David Pollock was the Bernstein Fellow at The Washington Institute from 2007 until his death in 2024, focusing on regional political dynamics and related issues.
The acute border tension this week between Israel and Hezbollah adds urgency to a closer look at the militia’s popular standing in Lebanon—especially in case of war. Fortunately, a reliable new Lebanese public opinion poll shows that some Shia are now voicing reservations about Hezbollah policies—even as Sunnis continue to be solidly negative and Christians divided about the organization. Evidence of these misgivings about Hezbollah among Shia is especially noteworthy given the social taboos and real personal risks they face in criticizing “their own” political/military movement.
Remarkably, according to the data only a third of Shia want Hezbollah forces “to start actively confronting Israel.” Even fewer Shia, just one-quarter, say that solving the Palestinian problem should be the top regional priority. On a different but related question, one-third do not fully agree that “Hezbollah works only to protect Lebanon and resist Israel, rather than serving any outside agenda.” And the proportion of Lebanese Shia who voice a “very positive” view of Hezbollah today, while still high at 77%, is down somewhat from 83% in the previous poll exactly one year ago.
Even more surprisingly, taken altogether (Shia, Sunnis, Christians, plus the small Druze minority) a narrow majority—53 versus 47%—of the Lebanese public now actually has an unfavorable view of Hezbollah. The almost uniformly negative Sunni views continue to show no sign of softening. Lebanese Christians are in the middle as per usual for the past decade; their attitudes toward Hezbollah are divided between positive and negative.

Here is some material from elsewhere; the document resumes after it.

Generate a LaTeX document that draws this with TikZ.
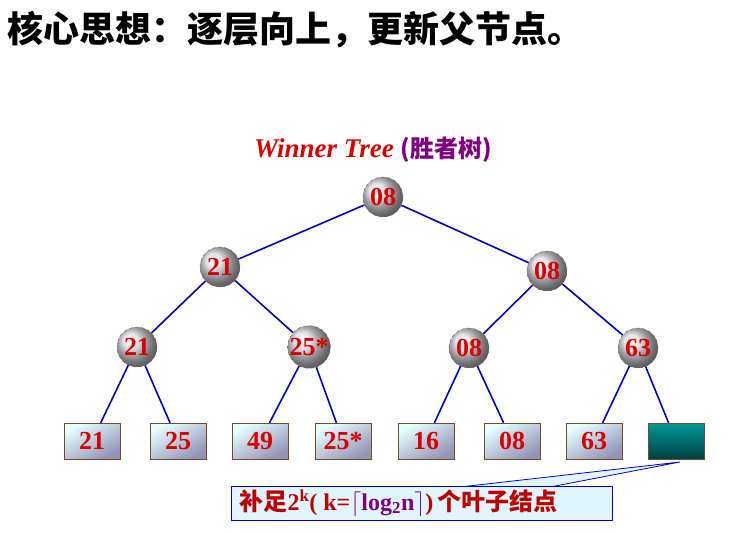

Significant sectarian polarization is also evident in attitudes toward President Trump and U.S. policy in the region, with Sunnis the most favorably inclined. Among Sunnis, 36% give Trump a favorable rating; among Shia, the corresponding figure is merely 3%. Christians are again in the middle, with 23% voicing positive views of the U.S. president. Half of Sunnis, but a mere 11% of Shia, think that it is important for Lebanon to maintain good relations with the United States. Among Christians, that proportion is once more an intermediate (and unexpectedly low) one, at 38%.
Similarly, when asked to pick their top priority for U.S. Middle East policy, opinions cluster to some extent along sectarian lines. Around 30% of each community pick fighting jihadi terrorism as their favorite U.S. policy option. But on the choice of containing Iran, views are starkly divergent: among Sunnis, 45% select Iran as the best American priority; but among Shia, the corresponding figure is precisely zero and is just 12% among Christians. Conversely, only 9% of Sunnis put solving the Palestinian problem at the top of this list, compared with about one-fourth of both Shia and Christians. The same proportion of both Shia and Christians want the United States to simply “reduce its interference in the region”—but only 10% of Sunnis say the same.
Asked about other world leaders, the data shows sharp sectarian polarization as well, but of a rather different sort. President Putin of Russia earns an 85% approval rating among Lebanon’s Shia, but merely 13% among the Sunnis—presumably because of Russia’s crucial support for Syria’s sectarian Assad regime next door. Christians are again divided: 41% view Putin positively; the remainder do not. This is a similar breakdown regarding Russia overall: nearly all Shia (92%) say it is important for Lebanon to have good relations with that country, compared with just 28% of Sunnis and 53% of Christians.
In a mirror image of this sectarian split, Turkey’s Sunni president Erdogan is viewed favorably by two-thirds of Lebanon’s Sunnis, but just 7% of Shia. Less easy to explain, however, is the wide sectarian differential regarding China’s President Xi. He garners 71% approval among Lebanon’s Shia, but just 13% among the Sunnis—possibly because they view China as an ally of the Shia regime in Iran. Christians are almost evenly divided about these two leaders as well.
On a few salient internal issues, by contrast, the Lebanese public exhibits a strong consensus across sectarian lines—although not in a way that should give Beirut government much comfort. Fully 95% of the total population, and the overwhelming majority of every sect, say their government is doing “too little” in “reducing the level of corruption in our economic and political life.” In addition, a statistically equivalent total, 92%, say their government is also doing too little to ensure “sharing the burden of taxes and other obligations… in a fair manner.” While these are criticisms nearly all Lebanese can agree on, the political paralysis and entrenched special interests spawned by their sectarian differences on so many other issues seem likely to prevent much progress in addressing them.
These findings are from a face-to-face survey conducted by a regional commercial firm among a representative national sample of 1,000 Lebanese respondents in November 2018. The sampling procedure followed standard geographic probability techniques, with no weights applied to the resulting data. The statistical margin of error for each major sectarian subsample is approximately 4.5%. Full methodological details are available on request.